Thursday, May 29, 2014

Everglades, a LUSH environment.

Everglades National Park clings to the edge of Miami, a dramatically flat landscape that feels impossibly distant from the claustrophobic bustle of the city. As the sky opens up to reveal solitary egrets and lonely mangroves, we feel as if the miles had taken us back in time rather than down the road.

The four women I’m sharing a car with and I work for LUSH Handmade Cosmetics. As part of a commitment to ethical and sustainable business practices, LUSH produces a product called Charity Pot. Full of fairly traded organic cocoa butter and fragrant ylang ylang and geranium oil, all proceeds from the sale of Charity Pot benefit grassroots organizations around the world.

An important aspect of the Charity Pot program is partnering with local organizations to meet local needs. Nothing is more illustrative of Florida’s unique needs than a peek inside the Everglades. It is home to any number of iconic Florida plants and animals, a legitimately awe-inspiring experience of prehistoric beauty.

However, making that experience available to the students, scientists, artists and enthusiasts who visit requires a significant and ongoing effort. The caretaking of Everglades National Park is a never-ending job, full of back-breaking labor in an unforgiving environment.
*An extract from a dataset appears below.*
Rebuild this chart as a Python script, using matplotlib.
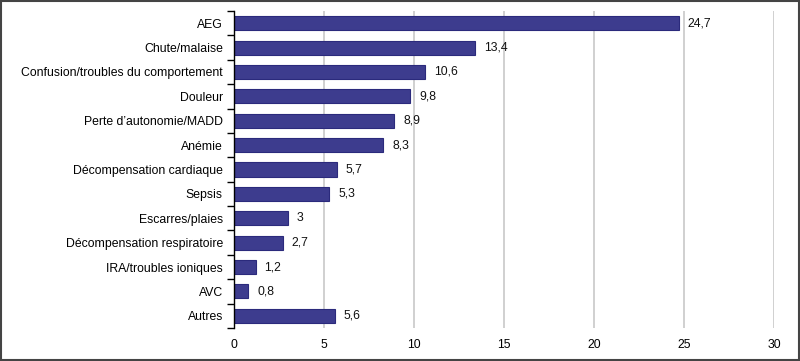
import matplotlib
matplotlib.use("Agg")
import matplotlib.pyplot as plt
import numpy as np

categories = ["AEG", "Chute/malaise", "Confusion/troubles du comportement", "Douleur",
              "Perte d\u2019autonomie/MADD", "Anémie", "Décompensation cardiaque", "Sepsis",
              "Escarres/plaies", "Décompensation respiratoire", "IRA/troubles ioniques",
              "AVC", "Autres"]
values = [24.7, 13.4, 10.6, 9.8, 8.9, 8.3, 5.7, 5.3, 3, 2.7, 1.2, 0.8, 5.6]
xticks = [0, 5, 10, 15, 20, 25, 30]

plt.rcParams['font.family'] = ['Liberation Sans', 'DejaVu Sans']
FS = 8.8

fig = plt.figure(figsize=(8, 3.61), dpi=100)
ax = fig.add_axes([234/800, 1-328/361, 540/800, (328-11)/361])

y = np.arange(len(categories))
ax.barh(y, values, height=0.58, color='#3d3c8e', edgecolor='#2b2a7c', linewidth=0.8, zorder=3)
for yi, v in zip(y, values):
    lab = (f"{v:g}").replace('.', ',')
    ax.text(v + 0.5, yi, lab, va='center', ha='left', fontsize=FS, color='#111111')

ax.set_ylim(len(categories) - 0.5, -0.5)
ax.set_xlim(0, 30)
ax.set_yticks(y)
ax.set_yticklabels(categories, fontsize=FS)
ax.tick_params(axis='y', which='major', length=0, pad=8)
ax.set_yticks(np.arange(-0.5, len(categories), 1), minor=True)
ax.tick_params(axis='y', which='minor', length=5, width=1, color='black', direction='out')
ax.set_xticks(xticks)
ax.set_xticklabels([str(t) for t in xticks], fontsize=FS)
ax.tick_params(axis='x', length=0, pad=8)
ax.grid(axis='x', color='#d0d0d0', linewidth=1.4, zorder=0)
for s in ['top', 'right', 'bottom']:
    ax.spines[s].set_visible(False)
ax.spines['left'].set_color('black')
ax.spines['left'].set_linewidth(1)
ax.spines['left'].set_zorder(4)

fig.patches.append(plt.Rectangle((0.001, 0.002), 0.998, 0.996, transform=fig.transFigure,
                                 fill=False, edgecolor='#444444', linewidth=1.5))
fig.savefig("out.png", dpi=100)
My colleagues and I chopped and dug and pulled and swept, swatted and knocked down various insect habitations and barely made a dent in the maintenance required to keep the Ernest F. Coe Visitor Center safe and functioning for the thousands of people who come to encounter something unique to our home.

Ranger Kevin receiving a soothing LUSH spray
Service learning is about learning from the inside. It’s a pact where the National Park Service received some free - if woefully inexperienced - manual labor for a day, while what we received was so much more valuable. Rather than strolling through the park as spectators, we dug into it with a purpose, and in the process, learned a lot about the plants, animals and insects that populate our corner of the world.

South Florida is a hot, humid, bug-infested paradise. There’s a whole world outside the car window, one that we share with crocodiles and panthers and innumerable insects. The best way to be a part of that world – a world with a limitless horizon – is to dig in.